結論からさきにいえば、カミ[噛・上・髪・守]のミもカミ[神]のミも、同音と考えてよいのではないかということです。上代の記録資料に甲乙に区別したとみられる資料があることことは事実です。しかし、それは当時の記録者(おそらく漢語を母語とし、ヤマトコトバを第2言語とする人)の音韻感覚にしたがった用字法です。
ヤマトコトバと漢語では、音韻感覚に微妙なズレがあります。ヤマトコトバの語音を漢字音にたよって表記しようとすると、1対1の関係で対応させることは困難です。そこでいろいろ現実的な対策がとられたようで、甲乙カナもその一つだったかと思います。そしてその甲乙カナの区別も、やがて消滅しました。ということは、ヤマトコトバの表記法として甲乙カナの区別はかなっらずしも必要でなかったかもしれない。いいかえれば、甲乙カナはカナヅカイというほどのものではなかったということです。
このことは、ミの甲乙だけの問題ではありません。コの甲乙(コシ[越]とコシ[腰・輿])などについてもおなじような現象が見られます。
クム姿、コム姿
k-m音語は、ほかにも動詞クム[組・汲]を中心に名詞クマ[隈・熊]・クミ[組・汲]・クモ[雲・蜘蛛]、動詞コム[込・混]を中心にコマ[小間・駒・狛・独楽・高麗]・コミ[込・混]・コメ[米・混]・コモ[菰・薦]など多数あります。
こまかくイリクム[入組]地形がクマ[隈]で、そのクマ[隈]にハイリコム[入込]・コモル[籠] (冬眠する)動物がクマ[隈・熊]です。コモ[菰・薦]は、コム・コメル・コモル姿のモ[裳]です。
テノヒラで水をクミ[汲]とるには、5本の指をきっちりクミ[組]あわせることによって、効率よく水をクミ[汲]とることができます。

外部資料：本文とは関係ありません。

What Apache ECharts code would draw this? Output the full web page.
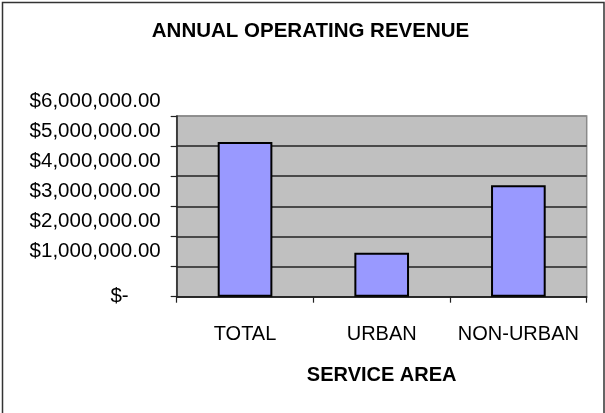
<!DOCTYPE html>
<html>
<head>
<meta charset="utf-8">
<script src="https://cdn.jsdelivr.net/npm/echarts@6/dist/echarts.min.js"></script>
<style>html,body{margin:0;padding:0;background:#fff;}#c{width:605px;height:413px;}</style>
</head>
<body>
<div id="c"></div>
<script>
const categories = ['TOTAL', 'URBAN', 'NON-URBAN'];
const revenue = [5140000, 1460000, 3700000];
const titleText = 'ANNUAL OPERATING REVENUE';
const xAxisName = 'SERVICE AREA';

function money(v) {
  if (v === 0) return '{z|$-}';
  const s = v.toFixed(2).replace(/\B(?=(\d{3})+(?!\d))/g, ',');
  return '{a|$' + s + '}';
}

const chart = echarts.init(document.getElementById('c'), null, {renderer: 'canvas'});
const font = 'Liberation Sans, Arial, sans-serif';
chart.setOption({
  backgroundColor: '#fff',
  animation: false,
  title: {
    text: titleText,
    left: 305.5,
    textAlign: 'center',
    top: 16,
    textStyle: {fontFamily: font, fontSize: 20.5, fontWeight: 'bold', color: '#000'}
  },
  graphic: [{
    type: 'rect',
    shape: {x: 2.5, y: 2.5, width: 601.5, height: 430},
    style: {fill: 'none', stroke: '#333', lineWidth: 1.5},
    silent: true
  }],
  grid: {
    left: 176.7, right: 18.3, top: 116, bottom: 116.3,
    show: true, backgroundColor: '#C0C0C0', borderColor: '#8a8a8a', borderWidth: 1.5
  },
  xAxis: {
    type: 'category',
    data: categories,
    name: xAxisName,
    nameLocation: 'middle',
    nameGap: 69,
    nameTextStyle: {fontFamily: font, fontSize: 20, fontWeight: 'bold', color: '#000'},
    axisLine: {lineStyle: {color: '#222', width: 1.5}},
    axisTick: {show: true, length: 6, lineStyle: {color: '#222', width: 1.2}},
    axisLabel: {fontFamily: font, fontSize: 20, color: '#000', margin: 28, interval: 0}
  },
  yAxis: {
    type: 'value',
    min: 0, max: 6000000, interval: 1000000,
    axisLine: {show: true, lineStyle: {color: '#222', width: 1.5}},
    axisTick: {show: true, length: 6, lineStyle: {color: '#222', width: 1.2}},
    splitLine: {show: true, lineStyle: {color: ['#222','#222','#222','#222','#222','#222','#8a8a8a'], width: 1.5}},
    axisLabel: {
      margin: 16,
      formatter: money,
      rich: {
        a: {fontFamily: font, fontSize: 20.5, color: '#000', padding: [0, 0, 30, 0]},
        z: {fontFamily: font, fontSize: 20.5, color: '#000', padding: [0, 32, 0, 0]}
      }
    }
  },
  series: [{
    type: 'bar',
    data: revenue,
    barWidth: '40%',
    itemStyle: {color: '#9999FF', borderColor: '#000', borderWidth: 2}
  }]
});
</script>
</body>
</html>
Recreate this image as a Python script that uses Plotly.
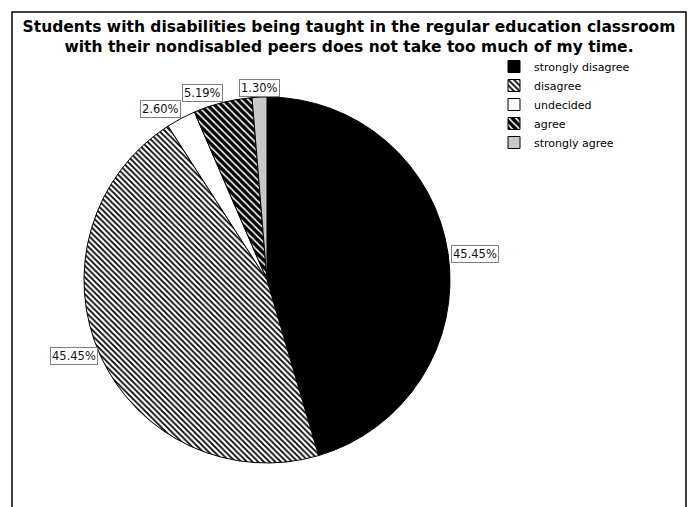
import math
import plotly.graph_objects as go

# Survey responses (percent of respondents)
categories = ["strongly disagree", "disagree", "undecided", "agree", "strongly agree"]
percents = [45.45, 45.45, 2.60, 5.19, 1.30]

title_lines = [
    "Students with disabilities being taught in the regular education classroom",
    "with their nondisabled peers does not take too much of my time.",
]

# Slice styling (fill, hatch)
fill_colors = ["#000000", "#ffffff", "#ffffff", "#000000", "#c8c8c8"]
hatch_shapes = ["", "\\", "", "\\", ""]
hatch_fg = ["#000000", "#000000", "#000000", "#ffffff", "#000000"]
hatch_size = [8, 4, 8, 5, 8]
hatch_solidity = [0.3, 0.45, 0.3, 0.3, 0.3]

# Page geometry (pixels)
W, H = 691, 507
ML, MR, MT, MB = 12, 5, 12, 0
PW, PH = W - ML - MR, H - MT - MB
CX, CY, R = 267, 280, 183  # pie centre and radius
LABEL_GAP = 3


def paper_x(px):
    return (px - ML) / PW


def paper_y(py):
    return (H - MB - py) / PH


fig = go.Figure()
fig.add_trace(go.Pie(
    labels=categories,
    values=percents,
    sort=False,
    direction="clockwise",
    rotation=0,
    textinfo="none",
    hoverinfo="label+percent",
    domain=dict(x=[paper_x(CX - R), paper_x(CX + R)],
                y=[paper_y(CY + R), paper_y(CY - R)]),
    marker=dict(
        colors=fill_colors,
        line=dict(color="#000000", width=1),
        pattern=dict(shape=hatch_shapes, fgcolor=hatch_fg, bgcolor=fill_colors,
                     size=hatch_size, solidity=hatch_solidity, fillmode="replace"),
    ),
))

# Boxed percentage labels at the rim of each slice
total = sum(percents)
cum = 0.0
annotations = []
for val in percents:
    theta = 2 * math.pi * (cum + val / 2) / total
    cum += val
    s, c = math.sin(theta), math.cos(theta)
    xanchor = "left" if s > 0.15 else ("right" if s < -0.15 else "center")
    yanchor = "bottom" if c > 0.5 else ("top" if c < -0.5 else "middle")
    gap = LABEL_GAP if yanchor == "middle" else 0
    ex, ey = CX + (R + gap) * s, CY - R * c
    annotations.append(dict(
        x=paper_x(ex), y=paper_y(ey), xref="paper", yref="paper",
        text=f"{val:.2f}%", showarrow=False,
        xanchor=xanchor, yanchor=yanchor,
        font=dict(family="DejaVu Sans", size=11.5, color="#111111"),
        bgcolor="#ffffff", bordercolor="#808080", borderwidth=1, borderpad=1,
    ))

fig.update_layout(
    width=W, height=H,
    margin=dict(l=ML, r=MR, t=MT, b=MB),
    paper_bgcolor="#ffffff",
    plot_bgcolor="#ffffff",
    title=dict(
        text="<br>".join(title_lines),
        x=0.5, xref="paper", xanchor="center",
        y=1 - 32 / H, yref="container", yanchor="top",
        pad=dict(t=0, b=0),
        font=dict(family="DejaVu Sans", size=15.5, color="#000000", weight="bold"),
    ),
    showlegend=True,
    legend=dict(
        x=paper_x(494), y=paper_y(52), xanchor="left", yanchor="top",
        font=dict(family="DejaVu Sans", size=11, color="#000000"),
        bgcolor="rgba(0,0,0,0)", traceorder="normal",
    ),
    annotations=annotations,
    shapes=[dict(type="rect", xref="paper", yref="paper",
                 x0=0, x1=1, y0=-0.1, y1=1,
                 line=dict(color="#000000", width=1.5))],
)

fig.write_html("out.html")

ただ、コマ[駒・狛・独楽・高麗]についっては、どうしてk-m音なのか、まだうまく説明がつきません。できれば、どなたか教えていただければと願っています。
k-m音英語は、次号で
さて、ここまで漢語とヤマトコトバのk-m音語について、それぞれの基本義をたずね、共通点をさぐってきました。
はじめの予定では、英語のk-m音語もこの号でとりあげることにしていましたが、すでに予定の期日をすぎ、スペースもなくなりました。あとは次号にまわすことにします。